Database Management

Move to a different database or engine

Use cases:

  • move to a different database storage (e.g. provided by a different database host)

  • change the database engine (e.g. from SQLite to PostgreSQL)

  • migrate the data to a different host with a different database engine

Procedure:

  1. stop the running grouprise service (e.g. service grouprise stop)

  2. dump the current database content in a database-neutral format:

    grouprisectl dumpdata \
        --natural-primary \
        --natural-foreign \
        --exclude sessions \
        --exclude admin.logentry \
        --indent 4 \
        --all \
        >grouprise-export.json
    
  3. prepare the new desired configuration (below /etc/grouprise/conf.d/)

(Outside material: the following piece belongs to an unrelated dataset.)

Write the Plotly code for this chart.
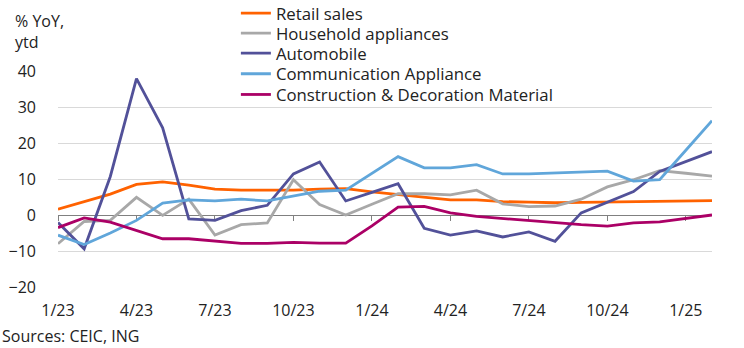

  4. create new database (see Database Initialization)

  5. populate the database structure: grouprisectl migrate

  6. load the export data: grouprisectl loaddata --format=json - <grouprise-export.json

  7. start the grouprise service (e.g. service grouprise start)

Import content into another host

Use cases:

  • migrate to a new deployment host

  • experiment with real production data in a local development setup

Please take a close look at the steps below and adjust these, before executing them. Your local database will be wiped completely.

Use grouprisectl instead of python3 manage.py, if the target setup is based on the deb-package of grouprise (instead of a local development checkout).

# delete the content of the local development database
python3 manage.py sqlflush | python3 manage.py dbshell
# repare the minimal database structure
python3 manage.py migrate
# export the live database content and import it into the local instance
ssh root@$GROUPRISE_HOST \
        grouprisectl dumpdata \
            --natural-primary
            --natural-foreign
            --exclude sessions
            --exclude admin.logentry
            --indent 4
            --all
    | python3 manage.py loaddata --format=json -

You may need to align your local configuration with the one of the remote host, if you enabled optional modules (e.g. matrix_chat).